If such an initiative passed, it could lead to advocates of a similar system in other nations to cause for change, possibly causing a ripple through the global financial system.
Switzerland is a nation famed for its referendums, holding votes on everything from getting rid of TV licensing, all the way to its notorious, and highly controversial, vote to ban the building of minarets, but the sovereign money vote – scheduled to be held on June 10 – could be one of its most significant ever.
While Vollgeld is aggressively lobbying for the change, Switzerland’s major institutions are strongly opposed, with the SNB publishing a detailed argument against such an initiative.

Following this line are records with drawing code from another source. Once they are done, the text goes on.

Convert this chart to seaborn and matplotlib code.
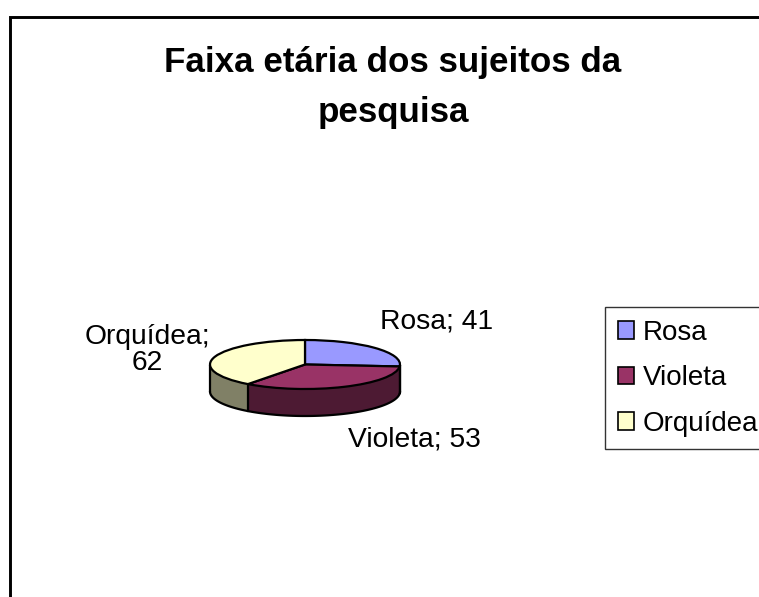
from matplotlib import pyplot as plt
from matplotlib.lines import Line2D
from matplotlib.patches import Patch
import numpy as np
import seaborn as sns

categories = ['Rosa', 'Violeta', 'Orquídea']
values = [41, 53, 62]
top_colors = ['#9999FF', '#993366', '#FFFFCC']
side_colors = ['#4D1A33', '#4D1A33', '#808066']
title = 'Faixa etária dos sujeitos da\npesquisa'

W, H = 759, 597
sns.set_theme(style='white')
plt.rcParams['font.family'] = ['Liberation Sans', 'DejaVu Sans']


def fx(px):
    return px / W


def fy(py):
    return 1 - py / H


fig = plt.figure(figsize=(W / 100, H / 100), dpi=100, facecolor='white')

# chart border, runs off the right and bottom of the picture
fig.add_artist(Line2D([fx(10), fx(10), fx(765)], [fy(605), fy(17), fy(17)], color='black',
                      linewidth=2.1, solid_joinstyle='miter'))

# pie axes: x -1..1 spans the top ellipse, depth hangs under it
rx, ry, depth = 95, 24.5, 27
cx, cy = 305, 364.5
ax = fig.add_axes([fx(cx - rx), fy(cy + ry + depth), 2 * rx / W, (2 * ry + depth) / H])
d = depth / ry

wedges, _ = ax.pie(values, colors=top_colors, startangle=90, counterclock=False, radius=1,
                   wedgeprops=dict(edgecolor='black', linewidth=1.6, zorder=5), normalize=True)
ax.set_aspect('auto')
ax.set_xlim(-1, 1)
ax.set_ylim(-1 - d, 1)
ax.axis('off')

# side wall, only the front half of the ellipse shows
edges = np.cumsum([0] + values) / sum(values) * 360
for i in range(len(values)):
    a0 = max(edges[i], 90)
    a1 = min(edges[i + 1], 270)
    if a1 <= a0:
        continue
    t = np.radians(np.linspace(a0, a1, 80))
    xs = np.sin(t)
    ys = np.cos(t)
    ax.fill_between(xs, ys, ys - d, color=side_colors[i], edgecolor='none', zorder=2, clip_on=False)
    ax.plot(xs, ys - d, color='black', linewidth=1.6, zorder=3, clip_on=False)
    ax.plot([xs[-1], xs[-1]], [ys[-1], ys[-1] - d], color='black', linewidth=1.6, zorder=3, clip_on=False)
ax.plot([1, 1], [0, -d], color='black', linewidth=1.6, zorder=3, clip_on=False)

fig.text(fx(393), fy(87.5), title, ha='center', va='center', fontsize=25.2, fontweight='bold',
         color='black', linespacing=1.62)

fs = 20.3
fig.text(fx(437), fy(322), f'{categories[0]}; {values[0]}', ha='center', va='center', fontsize=fs, color='black')
fig.text(fx(414), fy(440), f'{categories[1]}; {values[1]}', ha='center', va='center', fontsize=fs, color='black')
fig.text(fx(147), fy(350), f'{categories[2]};\n{values[2]}', ha='center', va='center', fontsize=fs, color='black',
         linespacing=1.05)

handles = [Patch(facecolor=c, edgecolor='black', linewidth=1.2) for c in top_colors]
leg = fig.legend(handles, categories, loc='upper left', bbox_to_anchor=(fx(605), fy(307)),
                 bbox_transform=fig.transFigure, fontsize=20, frameon=True, fancybox=False,
                 edgecolor='#333333', framealpha=1, borderaxespad=0, borderpad=0.46, labelcolor='black',
                 handlelength=0.58, handleheight=0.58, handletextpad=0.32, labelspacing=0.70)
leg.get_frame().set_linewidth(1.0)

fig.savefig('out.png', dpi=100)
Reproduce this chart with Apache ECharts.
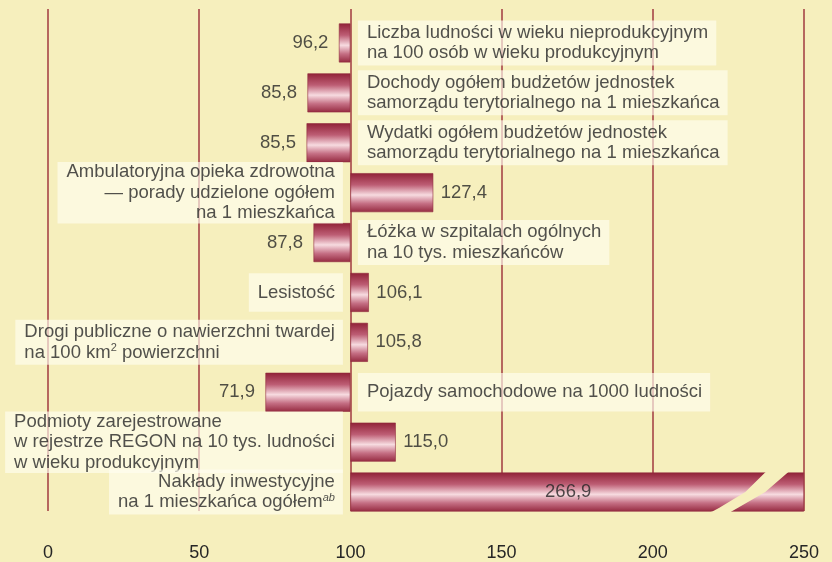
<!DOCTYPE html>
<html>
<head>
<meta charset="utf-8">
<script src="https://cdn.jsdelivr.net/npm/echarts@6.0.0/dist/echarts.min.js"></script>
<style>
    html, body { margin: 0; padding: 0; background: #f6efbd; }
    #chart { width: 832px; height: 562px; }
</style>
</head>
<body>
<div id="chart"></div>
<script>
// Nazwy wskaźników (od góry)
var names = [
    'Liczba ludności w wieku nieprodukcyjnym\nna 100 osób w wieku produkcyjnym',
    'Dochody ogółem budżetów jednostek\nsamorządu terytorialnego na 1 mieszkańca',
    'Wydatki ogółem budżetów jednostek\nsamorządu terytorialnego na 1 mieszkańca',
    'Ambulatoryjna opieka zdrowotna\n— porady udzielone ogółem\nna 1 mieszkańca',
    'Łóżka w szpitalach ogólnych\nna 10 tys. mieszkańców',
    'Lesistość',
    'Drogi publiczne o nawierzchni twardej\nna 100 km{sup|2} powierzchni',
    'Pojazdy samochodowe na 1000 ludności',
    'Podmioty zarejestrowane\nw rejestrze REGON na 10 tys. ludności\nw wieku produkcyjnym',
    'Nakłady inwestycyjne\nna 1 mieszkańca ogółem{ab|ab}'
];
// Wartości (Polska = 100)
var values = [96.2, 85.8, 85.5, 127.4, 87.8, 106.1, 105.8, 71.9, 115.0, 266.9];
// Oś X
var xTicks = [0, 50, 100, 150, 200, 250];
var baseLine = 100;

var xMin = xTicks[0], xMax = xTicks[xTicks.length - 1], xStep = xTicks[1] - xTicks[0];

// styl
var FONT = "'Liberation Sans', Arial, sans-serif";
var TEXT = '#262626';
var BG = '#f6efbd';
var FS = 18.5;
var barWidth = 39;
var leftAlignedNames = [6, 8];   // etykiety z wierszami wyrównanymi do lewej
// kształt przerwy (przesunięcie od xMax, ułamek grubości słupka)
var breakShape = [[-12.1, -0.56], [-19.4, 0], [-28, 0.4], [-30.3, 0.5], [-33, 0.56],
                  [-25.4, 0.56], [-12.8, 0], [-4.5, -0.56]];

function alignLeft(text) {
    return text.split('\n').map(function (line) {
        return line.split(/(\{\w+\|[^}]*\})/).map(function (part) {
            var m = part.match(/^\{(\w+)\|([^}]*)\}$/);
            if (m) return '{' + m[1] + 'L|' + m[2] + '}';
            return part ? '{l|' + part + '}' : '';
        }).join('');
    }).join('\n');
}

var baseData = values.map(function (v) { return Math.min(v, baseLine); });
var diffData = values.map(function (v) { return Math.abs(Math.min(v, xMax) - baseLine); });

var nameTexts = [];
var nameData = names.map(function (name, i) {
    var lines = name.split('\n').length;
    var onRight = values[i] < baseLine;
    var vpad = lines === 1 ? 9 : (lines === 2 ? 2 : 0);
    nameTexts[i] = leftAlignedNames.indexOf(i) >= 0 ? alignLeft(name) : name;
    return {
        value: [baseLine, i],
        label: {
            position: onRight ? 'right' : 'left',
            align: onRight ? 'left' : 'right',
            padding: [vpad, 8, vpad, 9]
        }
    };
});

var valueData = values.map(function (v, i) {
    if (v > xMax) {
        return {value: [(baseLine + xMax) / 2, i], label: {position: 'inside', offset: [-9, 0]}};
    }
    return {
        value: [v, i],
        label: {position: v < baseLine ? 'left' : 'right', distance: v < baseLine ? 10 : 7}
    };
});

var breakData = [];
values.forEach(function (v, i) { if (v > xMax) breakData.push([xMax, i]); });

var barGradient = new echarts.graphic.LinearGradient(0, 0, 0, 1, [
    {offset: 0, color: '#912237'},
    {offset: 0.3, color: '#bd5d74'},
    {offset: 0.56, color: '#f7dbe0'},
    {offset: 0.78, color: '#c56f84'},
    {offset: 1, color: '#952a40'}
]);

var chart = echarts.init(document.getElementById('chart'));
chart.setOption({
    backgroundColor: BG,
    animation: false,
    textStyle: {fontFamily: FONT},
    grid: [
        {left: 48, right: 28, top: 9, bottom: 46},
        {left: 48, right: 28, top: 18, bottom: 45}
    ],
    xAxis: [
        {
            gridIndex: 0, type: 'value', min: xMin, max: xMax, interval: xStep,
            axisLine: {show: false}, axisTick: {show: false},
            axisLabel: {fontSize: 18, color: TEXT, margin: 33, fontFamily: FONT},
            splitLine: {lineStyle: {color: '#a13a40', width: 1.5}}
        },
        {gridIndex: 1, type: 'value', min: xMin, max: xMax, interval: xStep, show: false, splitLine: {show: false}}
    ],
    yAxis: [
        {gridIndex: 0, type: 'value', show: false, splitLine: {show: false}},
        {
            gridIndex: 1, type: 'category', inverse: true, data: names.map(function (n, i) { return i; }),
            axisLine: {show: false}, axisTick: {show: false}, axisLabel: {show: false}, splitLine: {show: false}
        }
    ],
    series: [
        {
            type: 'bar', xAxisIndex: 1, yAxisIndex: 1, stack: 'total', silent: true,
            barWidth: barWidth,
            itemStyle: {color: 'rgba(0,0,0,0)'},
            data: baseData
        },
        {
            type: 'bar', xAxisIndex: 1, yAxisIndex: 1, stack: 'total', silent: true,
            barWidth: barWidth,
            itemStyle: {color: barGradient, borderColor: '#8e2a3d', borderWidth: 0.6},
            data: diffData
        },
        {
            // przerwa w słupku przekraczającym skalę
            type: 'custom', xAxisIndex: 1, yAxisIndex: 1, silent: true, z: 3,
            encode: {x: 0, y: 1},
            data: breakData,
            renderItem: function (params, api) {
                var idx = api.value(1);
                var pts = breakShape.map(function (p) {
                    var c = api.coord([xMax + p[0], idx]);
                    return [c[0], c[1] + p[1] * barWidth];
                });
                return {type: 'polygon', shape: {points: pts}, style: {fill: BG, stroke: null}};
            }
        },
        {
            // nazwy wskaźników
            type: 'scatter', xAxisIndex: 1, yAxisIndex: 1, silent: true, z: 4,
            symbolSize: 1, itemStyle: {color: 'rgba(0,0,0,0)'},
            label: {
                show: true, distance: 7,
                fontSize: FS, lineHeight: 20.5, color: TEXT, fontFamily: FONT,
                backgroundColor: 'rgba(255,253,240,0.82)',
                formatter: function (p) { return nameTexts[p.dataIndex]; },
                rich: {
                    l: {align: 'left', fontSize: FS, lineHeight: 20.5, color: TEXT, fontFamily: FONT},
                    sup: {fontSize: 11, lineHeight: 11, verticalAlign: 'top', color: TEXT, fontFamily: FONT},
                    supL: {align: 'left', fontSize: 11, lineHeight: 11, verticalAlign: 'top', color: TEXT, fontFamily: FONT},
                    ab: {fontSize: 11, lineHeight: 11, verticalAlign: 'top', fontStyle: 'italic', color: TEXT, fontFamily: FONT}
                }
            },
            data: nameData
        },
        {
            // wartości
            type: 'scatter', xAxisIndex: 1, yAxisIndex: 1, silent: true, z: 4,
            symbolSize: 1, itemStyle: {color: 'rgba(0,0,0,0)'},
            label: {
                show: true, fontSize: FS, color: TEXT, fontFamily: FONT,
                formatter: function (p) { return values[p.dataIndex].toFixed(1).replace('.', ','); }
            },
            data: valueData
        }
    ]
});

window.onresize = function () {
    chart.resize();
};
</script>
</body>
</html>
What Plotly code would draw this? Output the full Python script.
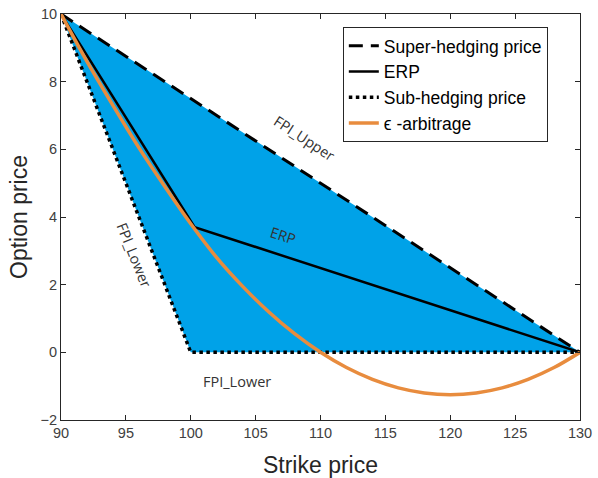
import plotly.graph_objects as go

# Data
strike_super = [90, 130]
price_super = [10, 0]

strike_sub = [90, 100, 130]
price_sub = [10, 0, 0]

strike_erp = [90, 100.3, 130]
price_erp = [10, 3.7, 0]

strike_eps = [90, 92, 94, 96, 98, 100, 102, 104, 106, 108, 110, 112, 114,
              116, 118, 120, 122, 124, 126, 128, 130]
price_eps = [10, 8.6, 7.3, 6.05, 4.9, 3.8, 2.8, 1.95, 1.2, 0.55, 0,
             -0.45, -0.8, -1.05, -1.2, -1.25, -1.2, -1.05, -0.8, -0.45, 0]

x_ticks = [90, 95, 100, 105, 110, 115, 120, 125, 130]
y_ticks = [-2, 0, 2, 4, 6, 8, 10]

fig = go.Figure()

# Shaded region between super- and sub-hedging prices
fig.add_trace(go.Scatter(
    x=strike_super + strike_sub[::-1][:-1] + [strike_super[0]],
    y=price_super + price_sub[::-1][:-1] + [price_super[0]],
    fill="toself", fillcolor="rgb(0,162,232)", mode="lines",
    line=dict(width=0, color="rgba(0,0,0,0)"), showlegend=False,
    hoverinfo="skip"))

fig.add_trace(go.Scatter(
    x=strike_super, y=price_super, mode="lines", name="Super-hedging price",
    line=dict(color="black", width=3, dash="14px,8px")))
fig.add_trace(go.Scatter(
    x=strike_erp, y=price_erp, mode="lines", name="ERP",
    line=dict(color="black", width=2.5)))
fig.add_trace(go.Scatter(
    x=strike_sub, y=price_sub, mode="lines", name="Sub-hedging price",
    line=dict(color="black", width=3.5, dash="dot")))
fig.add_trace(go.Scatter(
    x=strike_eps, y=price_eps, mode="lines", name="ϵ -arbitrage",
    line=dict(color="rgb(232,140,62)", width=3.5, shape="spline")))

ann_font = dict(family="Open Sans, Liberation Sans, sans-serif", size=14.5, color="#333333")
fig.add_annotation(x=108.8, y=6.33, text="FPI_Upper", showarrow=False,
                   textangle=33, font=ann_font)
fig.add_annotation(x=107.1, y=3.44, text="ERP", showarrow=False,
                   textangle=18, font=ann_font)
fig.add_annotation(x=95.6, y=2.88, text="FPI_Lower", showarrow=False,
                   textangle=68, font=ann_font)
fig.add_annotation(x=103.56, y=-0.85, text="FPI_Lower", showarrow=False,
                   textangle=0, font=ann_font)

axis_common = dict(
    showline=True, linecolor="#262626", linewidth=1, mirror="ticks",
    ticks="inside", ticklen=5, tickcolor="#262626", showgrid=False,
    zeroline=False, automargin=False,
    tickfont=dict(family="Liberation Sans, Arial, sans-serif",
                  size=14.5, color="#404040"))

title_font = dict(family="Liberation Sans, Arial, sans-serif", size=23, color="#262626")

fig.update_layout(
    width=598, height=478,
    margin=dict(l=61, r=18, t=14, b=58),
    paper_bgcolor="white", plot_bgcolor="white",
    xaxis=dict(range=[90, 130], tickvals=x_ticks,
               title=dict(text="Strike price", standoff=16, font=title_font),
               **axis_common),
    yaxis=dict(range=[-2, 10], tickvals=y_ticks,
               title=dict(text="Option price", standoff=6, font=title_font),
               **axis_common),
    legend=dict(x=0.543, y=0.968, xanchor="left", yanchor="top",
                bgcolor="white", bordercolor="#262626", borderwidth=1,
                font=dict(family="Liberation Sans, Arial, sans-serif",
                          size=17.5, color="black"),
                tracegroupgap=0, itemwidth=30),
    showlegend=True,
)

fig.write_html("out.html", post_script="document.body.style.margin='0px';",
               config={"displayModeBar": False})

“There is no fundamental problem that needs fixing. A radical overhaul of Switzerland’s financial system is inadvisable and would entail major risks,” it said, noting that the Federal Council – the country’s government – is also opposed to the plans.
“Today’s decentralised system is both customer-focused and efficient. Competition between banks ensures favourable interest rates and high-quality, modern and low-cost services,” the SNB adds.
Another issue likely to arise from the introduction of sovereign money is that borrowing in Switzerland would likely grind to a halt, as banks would be unable to create new capital on their balance sheets to fund such borrowing.
Many do not believe the vote should even be held, with Bacchetta saying that: “The motivation and the specifics of the proposed reform in Switzerland have abstracted from current knowledge in economics.”
“It is a weakness of the Swiss democratic system that citizens can vote on economic initiatives in the absence of this type of analysis.”
In Switzerland, referendum questions need 100,000 supporting signatures to be put to a general vote. A vote is only considered valid if more than 40% of the population takes part. To win, you need a majority of the voting population and a majority in the number of cantons, or regions, that support the change.